Self-portraits and signatures established authorship and demonstrated skill, important as professional scribal workshops competed for commissions.

Relief from Tedium

The work was extraordinarily tedious. Jokes and doodles provided mental breaks and entertainment.

Community and Tradition

Scribes were aware of others' marginal additions in manuscripts they copied or consulted, creating a cross-generational conversation.

Circumventing Humility Requirements

Monastic rules often forbade overt pride, but subtle signatures allowed recognition while maintaining humility.

Discovery and Modern Study

When Were These "Discovered"?

These elements have always been visible, but scholarly attention intensified in the late 20th century:

  • 1960s-1970s: Art historians began serious study of marginalia as worthy of analysis
  • 1980s-1990s: Cultural historians recognized them as windows into medieval mentality
  • 2000s-present: Digital photography and online manuscript databases made comprehensive study possible

Key Scholars

  • Lilian Randall: Pioneered marginalia studies with systematic cataloging
  • Michael Camille: Image on the Edge (1992) examined the cultural meaning of marginal art
  • Lucy Freeman Sandler: Studied Gothic manuscript illumination and its contexts

Modern Research Methods

  • Digital databases: Online repositories allow comparison across manuscripts
  • Multispectral imaging: Reveals faded or erased marginal notes
  • Linguistic analysis: Traces regional dialects and personal language patterns
  • Social history approaches: Connects marginalia to labor conditions and workshop practices

What This Tells Us About Medieval Culture

Challenging Stereotypes

These discoveries have revolutionized understanding of the Middle Ages by showing:

  • Humor and playfulness: Medieval people weren't uniformly pious and solemn
  • Individual personality: Even in communal, hierarchical society, personal expression found outlets
  • Labor consciousness: Workers were aware of and commented on their conditions
  • Visual literacy: Complex visual jokes suggest sophisticated audience expectations

The Paradox of Sacred and Profane

The coexistence of sacred text with irreverent marginalia reveals:

  • Complex religious culture: Piety could coexist with humor
  • Hierarchies of the page: Center (sacred text) vs. margins (flexible space)
  • Carnivalesque elements: Temporary inversions of normal order (Bakhtin's theory)

Legacy and Continuing Relevance

Modern Parallels

The impulse to leave personal marks continues:

  • Easter eggs in software and movies
  • Signatures in artwork and architecture
  • Graffiti and street art
  • Comments sections and digital marginalia

Ongoing Research

Thousands of manuscripts remain unstudied.

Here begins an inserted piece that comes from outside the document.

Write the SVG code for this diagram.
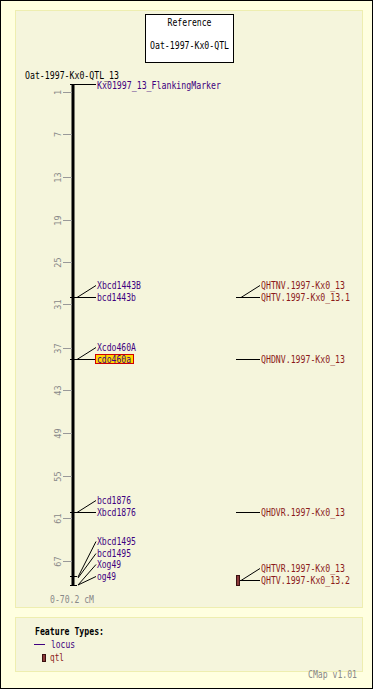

Digital humanities projects continue to:

  • Catalog and database marginal imagery
  • Use AI to identify patterns across manuscripts
  • Trace individual scribal hands across multiple works
  • Connect marginalia to historical events and conditions

Conclusion

The discovery of scribal self-portraits, jokes, and personal notes in manuscript margins has transformed our understanding of medieval book production and medieval culture more broadly. These tiny, often overlooked details reveal the human beings behind sacred texts—their frustrations, humor, pride, and creativity. They remind us that even in the most regulated and hierarchical societies, individual expression finds a way to emerge, and that the margins—literally and figuratively—often contain the most interesting stories.

These medieval "signatures" represent an unbroken conversation across centuries, a thread of shared human experience connecting us to anonymous workers who, despite the constraints of their time, found ways to say "I was here, I made this, and this is what I thought about it."